Por Maurício Angelo, no Observatório da Mineração
Por 10 votos favoráveis, 1 abstenção e apenas 1 voto contrário, o Conselho de Política Ambiental do Estado de Minas Gerais, por meio da Câmara Especializada de Atividades Minerárias (CMI-Copam), aprovou na tarde desta sexta (25) a volta das atividades da Samarco, controlada por Vale e BHP Billiton, em Mariana.
A expectativa da Samarco é retomar as atividades em pelo menos um ano.

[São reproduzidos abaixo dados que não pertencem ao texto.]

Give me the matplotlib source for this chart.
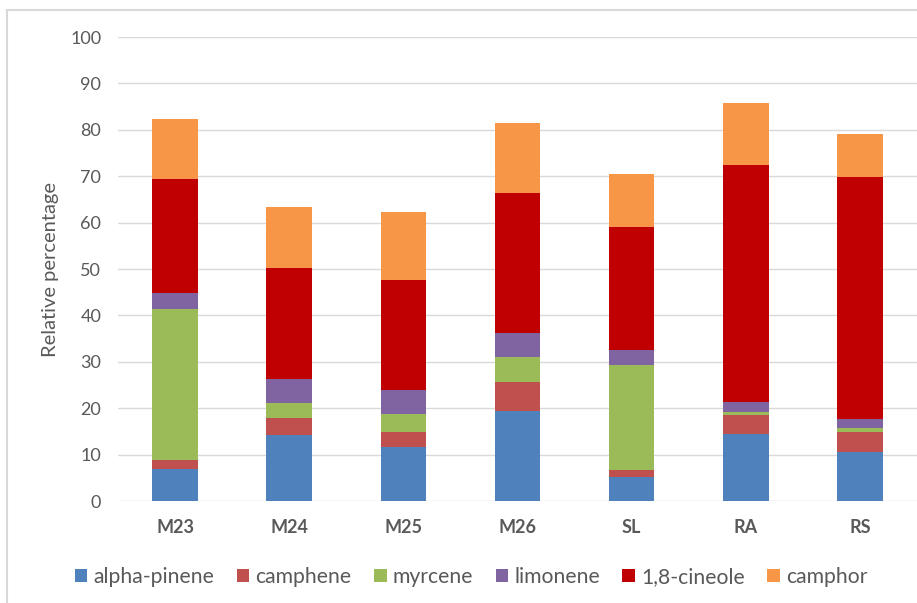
import matplotlib.pyplot as plt
from matplotlib.patches import Rectangle

plt.rcParams['font.family'] = ['Lato', 'DejaVu Sans']

# Samples and compounds
samples = ['M23', 'M24', 'M25', 'M26', 'SL', 'RA', 'RS']
alpha_pinene = [6.9, 14.2, 11.7, 19.4, 5.2, 14.4, 10.5]
camphene = [1.9, 3.8, 3.1, 6.3, 1.4, 4.1, 4.4]
myrcene = [32.6, 3.2, 3.9, 5.4, 22.7, 0.7, 0.8]
limonene = [3.4, 5.2, 5.3, 5.2, 3.3, 2.2, 2.0]
cineole = [24.6, 23.8, 23.6, 30.0, 26.5, 51.0, 52.1]
camphor = [13.0, 13.1, 14.8, 15.2, 11.3, 13.4, 9.4]

series = [
    ('alpha-pinene', alpha_pinene, '#4F81BD'),
    ('camphene', camphene, '#C0504D'),
    ('myrcene', myrcene, '#9BBB59'),
    ('limonene', limonene, '#8064A2'),
    ('1,8-cineole', cineole, '#C00000'),
    ('camphor', camphor, '#F79646'),
]

fig = plt.figure(figsize=(9.17, 6.03), dpi=100)
ax = fig.add_axes([0.1287, 0.169, 0.8713, 0.7696])

x = range(len(samples))
bottom = [0.0] * len(samples)
for name, vals, col in series:
    ax.bar(x, vals, width=0.4, bottom=bottom, color=col, label=name, zorder=3)
    bottom = [b + v for b, v in zip(bottom, vals)]

ax.set_xlim(-0.5, len(samples) - 0.5)
ax.set_ylim(0, 100)
ax.set_yticks(range(0, 101, 10))
ax.yaxis.grid(True, color='#D9D9D9', linewidth=1, zorder=0)
for s in ax.spines.values():
    s.set_visible(False)
ax.tick_params(axis='both', length=0, colors='#595959')
ax.tick_params(axis='y', pad=12, labelsize=13)
ax.tick_params(axis='x', pad=13, labelsize=13)
ax.set_xticks(list(x))
ax.set_xticklabels(samples, fontweight='bold')
ax.set_ylabel('Relative percentage', color='#595959', fontsize=14.5, labelpad=8)

ax.legend(loc='center', bbox_to_anchor=(0.442, -0.163), ncol=6, frameon=False,
          fontsize=15.2, handlelength=0.6, handleheight=0.6, handletextpad=0.3,
          columnspacing=1.05, labelcolor='#595959')

fig.add_artist(Rectangle((7 / 917, -0.01), 1.0, (603 - 10) / 603 + 0.01,
                         transform=fig.transFigure, fill=False,
                         edgecolor='#D9D9D9', linewidth=1.5))

fig.savefig('out.png', dpi=100)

A autorização acontece em um momento bastante simbólico: há exatos 9 meses a barragem da Vale em Brumadinho rompia, deixando 252 mortos e 18 desaparecidos até o momento. E no próximo dia 05 de novembro o rompimento da barragem da Vale em Mariana completará 4 anos.
“Como é possível que a Secretaria de Meio Ambiente permita e seja favorável à retomada da Samarco apesar da empresa não ter realizado a totalidade das reparações e recuperação do passivo ambiental deixado pelo rompimento em 2015 e com diversas inconsistências no processo de licenciamento, inclusive em relação à barragem de Germano, com alteamento a montante, e à Cava de Germano que também contém rejeitos, que já apresentavam riscos antes de 2015?”, pergunta o Profº Dr. Klemens Laschefski, do Grupo de Estudos em Temáticas Ambientais da Universidade Federal de Minas Gerais (GESTA-UFMG).
O parecer de vistas do Fórum Nacional da Sociedade Civil nos Comitês de Bacias Hidrográficas (Fonasc), único voto contrário na reunião da CMI, aponta uma série de irregularidades no processo.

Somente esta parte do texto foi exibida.